I am struggling with a bit of intuition when it comes to poker dice. When finding the probability of two pairs in poker dice I understand there are (5 choose 2) ways to choose which of the 5 dice make up the first pair and (3 choose 2) ways to select which of the remaining 3 make up the second pair. (6 choose 2) would then be selecting the 2 numbers that make up the pairs and (4 choose 1) the options left for the single remaining dice. All divided by the total number of possible rolls.
Why then, when finding the probability of a single pair, is it not (5 choose 2) to select the dice that make up the pair, (6 choose 1) to select its number and then (5 choose 3) to select the three remaining dice as opposed to the (5 choose 1)(4 choose 1)(3 choose 1) the answer requires ?
Or alternatively, why is the (6 choose 2) in the two pairs not (6 choose 1)(5 choose 1)?
It feels like a similar situation in the two hands treated differently.

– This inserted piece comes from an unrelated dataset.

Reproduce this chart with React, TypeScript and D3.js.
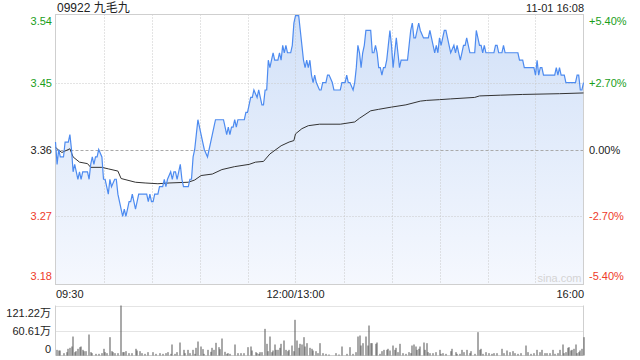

Thank you for any insight.
Once you have selected the dice which are paired, you wish to select numbers for them that avoid over counting common situations.
The set of permutations of $\rm XXYYZ$, is the same set as the permutations of $\rm YYXXZ$. So you only want to count the permutations for all $X<Y$.
Thus we just count ways to select an ordered pair of values for the pairs, an other value for the singleton, and the permutations for two pair and singleton. $$\binom 6 2\binom 41\cdot\binom 52\binom 32\binom 11$$
A single pair (and three singletons) is similarly counted: the ways to select a number for the pair, three numbers for the singletons, and arrange the dice.
$$\binom 6 1 \binom 5 3\cdot \binom 5 2\binom 3 1\binom 21\binom 11$$
Once you have selected which two from the five dice are the pair, there are $3!$ to select which dice are the smallest, middle, and largest singleton value. Which is $\tbinom 3 1\tbinom 21\tbinom 11$.